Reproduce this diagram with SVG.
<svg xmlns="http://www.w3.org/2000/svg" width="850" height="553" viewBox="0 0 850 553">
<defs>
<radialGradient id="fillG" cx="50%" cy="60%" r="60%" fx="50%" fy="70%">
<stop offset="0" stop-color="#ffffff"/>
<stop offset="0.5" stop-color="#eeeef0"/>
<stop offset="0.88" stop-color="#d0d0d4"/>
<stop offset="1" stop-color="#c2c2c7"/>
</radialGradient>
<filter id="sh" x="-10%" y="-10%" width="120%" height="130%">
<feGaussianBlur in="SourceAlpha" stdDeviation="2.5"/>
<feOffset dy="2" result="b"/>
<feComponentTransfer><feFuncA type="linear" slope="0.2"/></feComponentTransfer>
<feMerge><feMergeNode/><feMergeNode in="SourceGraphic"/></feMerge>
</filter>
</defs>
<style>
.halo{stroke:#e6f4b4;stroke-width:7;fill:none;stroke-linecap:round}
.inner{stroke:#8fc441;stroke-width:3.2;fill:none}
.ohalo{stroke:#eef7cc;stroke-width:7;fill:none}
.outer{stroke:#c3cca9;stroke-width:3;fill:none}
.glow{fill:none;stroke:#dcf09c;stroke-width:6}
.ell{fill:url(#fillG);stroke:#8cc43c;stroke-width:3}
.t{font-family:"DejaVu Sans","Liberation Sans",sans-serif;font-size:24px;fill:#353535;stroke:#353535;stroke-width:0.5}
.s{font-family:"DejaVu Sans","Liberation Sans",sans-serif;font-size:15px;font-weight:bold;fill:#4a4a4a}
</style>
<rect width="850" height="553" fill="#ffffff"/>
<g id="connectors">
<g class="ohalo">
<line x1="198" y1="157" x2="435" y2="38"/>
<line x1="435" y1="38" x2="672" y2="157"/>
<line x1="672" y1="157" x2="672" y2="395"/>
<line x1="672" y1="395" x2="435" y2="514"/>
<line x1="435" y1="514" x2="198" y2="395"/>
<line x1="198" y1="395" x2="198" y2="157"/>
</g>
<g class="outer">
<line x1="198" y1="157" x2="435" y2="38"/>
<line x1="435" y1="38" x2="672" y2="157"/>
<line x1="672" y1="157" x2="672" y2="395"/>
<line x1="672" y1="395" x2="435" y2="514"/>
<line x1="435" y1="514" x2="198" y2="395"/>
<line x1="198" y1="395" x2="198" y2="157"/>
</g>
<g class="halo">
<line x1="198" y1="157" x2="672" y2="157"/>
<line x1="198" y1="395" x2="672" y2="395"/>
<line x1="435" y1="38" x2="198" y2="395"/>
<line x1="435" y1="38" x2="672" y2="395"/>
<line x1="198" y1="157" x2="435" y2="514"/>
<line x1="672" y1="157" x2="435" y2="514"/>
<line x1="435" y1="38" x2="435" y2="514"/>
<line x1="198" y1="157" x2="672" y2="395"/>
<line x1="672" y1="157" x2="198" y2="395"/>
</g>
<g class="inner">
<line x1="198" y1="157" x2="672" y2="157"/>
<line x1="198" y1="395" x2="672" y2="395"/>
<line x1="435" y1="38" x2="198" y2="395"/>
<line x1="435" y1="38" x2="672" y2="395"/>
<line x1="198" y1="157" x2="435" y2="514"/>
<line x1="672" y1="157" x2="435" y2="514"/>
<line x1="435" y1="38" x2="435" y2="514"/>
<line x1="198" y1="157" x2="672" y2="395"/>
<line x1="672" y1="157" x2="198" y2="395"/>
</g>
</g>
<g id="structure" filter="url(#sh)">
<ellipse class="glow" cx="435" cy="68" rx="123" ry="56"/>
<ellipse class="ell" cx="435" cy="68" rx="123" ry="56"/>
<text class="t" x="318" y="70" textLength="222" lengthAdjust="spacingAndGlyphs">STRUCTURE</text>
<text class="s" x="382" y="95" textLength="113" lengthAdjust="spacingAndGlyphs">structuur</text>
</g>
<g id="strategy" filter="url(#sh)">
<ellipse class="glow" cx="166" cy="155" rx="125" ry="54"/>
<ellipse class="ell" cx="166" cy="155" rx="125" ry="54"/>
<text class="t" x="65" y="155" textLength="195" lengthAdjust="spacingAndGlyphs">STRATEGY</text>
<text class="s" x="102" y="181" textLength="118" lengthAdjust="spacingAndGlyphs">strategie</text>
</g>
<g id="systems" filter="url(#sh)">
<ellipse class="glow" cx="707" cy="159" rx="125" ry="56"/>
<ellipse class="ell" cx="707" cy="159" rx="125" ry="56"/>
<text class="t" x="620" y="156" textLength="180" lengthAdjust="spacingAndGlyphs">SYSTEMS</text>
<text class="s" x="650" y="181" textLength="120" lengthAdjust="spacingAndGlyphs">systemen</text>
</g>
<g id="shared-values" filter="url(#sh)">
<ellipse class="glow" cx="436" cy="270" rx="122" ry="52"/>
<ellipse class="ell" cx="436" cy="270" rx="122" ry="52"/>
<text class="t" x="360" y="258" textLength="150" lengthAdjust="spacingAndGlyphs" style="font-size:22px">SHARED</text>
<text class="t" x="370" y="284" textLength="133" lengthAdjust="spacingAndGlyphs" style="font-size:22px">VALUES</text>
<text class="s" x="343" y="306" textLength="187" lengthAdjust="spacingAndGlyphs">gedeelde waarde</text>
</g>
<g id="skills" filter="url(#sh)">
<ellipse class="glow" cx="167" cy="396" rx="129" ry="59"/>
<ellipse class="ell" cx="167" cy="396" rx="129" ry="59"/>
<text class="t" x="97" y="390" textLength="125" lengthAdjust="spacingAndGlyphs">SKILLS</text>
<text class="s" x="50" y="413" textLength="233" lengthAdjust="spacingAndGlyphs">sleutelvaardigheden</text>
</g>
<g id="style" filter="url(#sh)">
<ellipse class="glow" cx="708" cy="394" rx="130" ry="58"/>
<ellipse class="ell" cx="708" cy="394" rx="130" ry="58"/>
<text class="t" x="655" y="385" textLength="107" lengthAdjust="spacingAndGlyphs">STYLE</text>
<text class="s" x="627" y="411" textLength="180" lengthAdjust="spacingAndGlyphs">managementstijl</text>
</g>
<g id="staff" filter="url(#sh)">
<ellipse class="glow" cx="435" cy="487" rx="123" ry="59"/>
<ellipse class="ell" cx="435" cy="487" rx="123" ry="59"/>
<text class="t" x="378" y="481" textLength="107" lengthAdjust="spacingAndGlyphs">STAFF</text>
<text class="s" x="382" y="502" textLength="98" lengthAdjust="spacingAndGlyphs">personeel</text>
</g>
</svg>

*Set task*:
Each line of the material above must be retyped precisely.

*The answer*:
Reproduce this diagram with SVG.
<svg xmlns="http://www.w3.org/2000/svg" width="850" height="553" viewBox="0 0 850 553">
<defs>
<radialGradient id="fillG" cx="50%" cy="60%" r="60%" fx="50%" fy="70%">
<stop offset="0" stop-color="#ffffff"/>
<stop offset="0.5" stop-color="#eeeef0"/>
<stop offset="0.88" stop-color="#d0d0d4"/>
<stop offset="1" stop-color="#c2c2c7"/>
</radialGradient>
<filter id="sh" x="-10%" y="-10%" width="120%" height="130%">
<feGaussianBlur in="SourceAlpha" stdDeviation="2.5"/>
<feOffset dy="2" result="b"/>
<feComponentTransfer><feFuncA type="linear" slope="0.2"/></feComponentTransfer>
<feMerge><feMergeNode/><feMergeNode in="SourceGraphic"/></feMerge>
</filter>
</defs>
<style>
.halo{stroke:#e6f4b4;stroke-width:7;fill:none;stroke-linecap:round}
.inner{stroke:#8fc441;stroke-width:3.2;fill:none}
.ohalo{stroke:#eef7cc;stroke-width:7;fill:none}
.outer{stroke:#c3cca9;stroke-width:3;fill:none}
.glow{fill:none;stroke:#dcf09c;stroke-width:6}
.ell{fill:url(#fillG);stroke:#8cc43c;stroke-width:3}
.t{font-family:"DejaVu Sans","Liberation Sans",sans-serif;font-size:24px;fill:#353535;stroke:#353535;stroke-width:0.5}
.s{font-family:"DejaVu Sans","Liberation Sans",sans-serif;font-size:15px;font-weight:bold;fill:#4a4a4a}
</style>
<rect width="850" height="553" fill="#ffffff"/>
<g id="connectors">
<g class="ohalo">
<line x1="198" y1="157" x2="435" y2="38"/>
<line x1="435" y1="38" x2="672" y2="157"/>
<line x1="672" y1="157" x2="672" y2="395"/>
<line x1="672" y1="395" x2="435" y2="514"/>
<line x1="435" y1="514" x2="198" y2="395"/>
<line x1="198" y1="395" x2="198" y2="157"/>
</g>
<g class="outer">
<line x1="198" y1="157" x2="435" y2="38"/>
<line x1="435" y1="38" x2="672" y2="157"/>
<line x1="672" y1="157" x2="672" y2="395"/>
<line x1="672" y1="395" x2="435" y2="514"/>
<line x1="435" y1="514" x2="198" y2="395"/>
<line x1="198" y1="395" x2="198" y2="157"/>
</g>
<g class="halo">
<line x1="198" y1="157" x2="672" y2="157"/>
<line x1="198" y1="395" x2="672" y2="395"/>
<line x1="435" y1="38" x2="198" y2="395"/>
<line x1="435" y1="38" x2="672" y2="395"/>
<line x1="198" y1="157" x2="435" y2="514"/>
<line x1="672" y1="157" x2="435" y2="514"/>
<line x1="435" y1="38" x2="435" y2="514"/>
<line x1="198" y1="157" x2="672" y2="395"/>
<line x1="672" y1="157" x2="198" y2="395"/>
</g>
<g class="inner">
<line x1="198" y1="157" x2="672" y2="157"/>
<line x1="198" y1="395" x2="672" y2="395"/>
<line x1="435" y1="38" x2="198" y2="395"/>
<line x1="435" y1="38" x2="672" y2="395"/>
<line x1="198" y1="157" x2="435" y2="514"/>
<line x1="672" y1="157" x2="435" y2="514"/>
<line x1="435" y1="38" x2="435" y2="514"/>
<line x1="198" y1="157" x2="672" y2="395"/>
<line x1="672" y1="157" x2="198" y2="395"/>
</g>
</g>
<g id="structure" filter="url(#sh)">
<ellipse class="glow" cx="435" cy="68" rx="123" ry="56"/>
<ellipse class="ell" cx="435" cy="68" rx="123" ry="56"/>
<text class="t" x="318" y="70" textLength="222" lengthAdjust="spacingAndGlyphs">STRUCTURE</text>
<text class="s" x="382" y="95" textLength="113" lengthAdjust="spacingAndGlyphs">structuur</text>
</g>
<g id="strategy" filter="url(#sh)">
<ellipse class="glow" cx="166" cy="155" rx="125" ry="54"/>
<ellipse class="ell" cx="166" cy="155" rx="125" ry="54"/>
<text class="t" x="65" y="155" textLength="195" lengthAdjust="spacingAndGlyphs">STRATEGY</text>
<text class="s" x="102" y="181" textLength="118" lengthAdjust="spacingAndGlyphs">strategie</text>
</g>
<g id="systems" filter="url(#sh)">
<ellipse class="glow" cx="707" cy="159" rx="125" ry="56"/>
<ellipse class="ell" cx="707" cy="159" rx="125" ry="56"/>
<text class="t" x="620" y="156" textLength="180" lengthAdjust="spacingAndGlyphs">SYSTEMS</text>
<text class="s" x="650" y="181" textLength="120" lengthAdjust="spacingAndGlyphs">systemen</text>
</g>
<g id="shared-values" filter="url(#sh)">
<ellipse class="glow" cx="436" cy="270" rx="122" ry="52"/>
<ellipse class="ell" cx="436" cy="270" rx="122" ry="52"/>
<text class="t" x="360" y="258" textLength="150" lengthAdjust="spacingAndGlyphs" style="font-size:22px">SHARED</text>
<text class="t" x="370" y="284" textLength="133" lengthAdjust="spacingAndGlyphs" style="font-size:22px">VALUES</text>
<text class="s" x="343" y="306" textLength="187" lengthAdjust="spacingAndGlyphs">gedeelde waarde</text>
</g>
<g id="skills" filter="url(#sh)">
<ellipse class="glow" cx="167" cy="396" rx="129" ry="59"/>
<ellipse class="ell" cx="167" cy="396" rx="129" ry="59"/>
<text class="t" x="97" y="390" textLength="125" lengthAdjust="spacingAndGlyphs">SKILLS</text>
<text class="s" x="50" y="413" textLength="233" lengthAdjust="spacingAndGlyphs">sleutelvaardigheden</text>
</g>
<g id="style" filter="url(#sh)">
<ellipse class="glow" cx="708" cy="394" rx="130" ry="58"/>
<ellipse class="ell" cx="708" cy="394" rx="130" ry="58"/>
<text class="t" x="655" y="385" textLength="107" lengthAdjust="spacingAndGlyphs">STYLE</text>
<text class="s" x="627" y="411" textLength="180" lengthAdjust="spacingAndGlyphs">managementstijl</text>
</g>
<g id="staff" filter="url(#sh)">
<ellipse class="glow" cx="435" cy="487" rx="123" ry="59"/>
<ellipse class="ell" cx="435" cy="487" rx="123" ry="59"/>
<text class="t" x="378" y="481" textLength="107" lengthAdjust="spacingAndGlyphs">STAFF</text>
<text class="s" x="382" y="502" textLength="98" lengthAdjust="spacingAndGlyphs">personeel</text>
</g>
</svg>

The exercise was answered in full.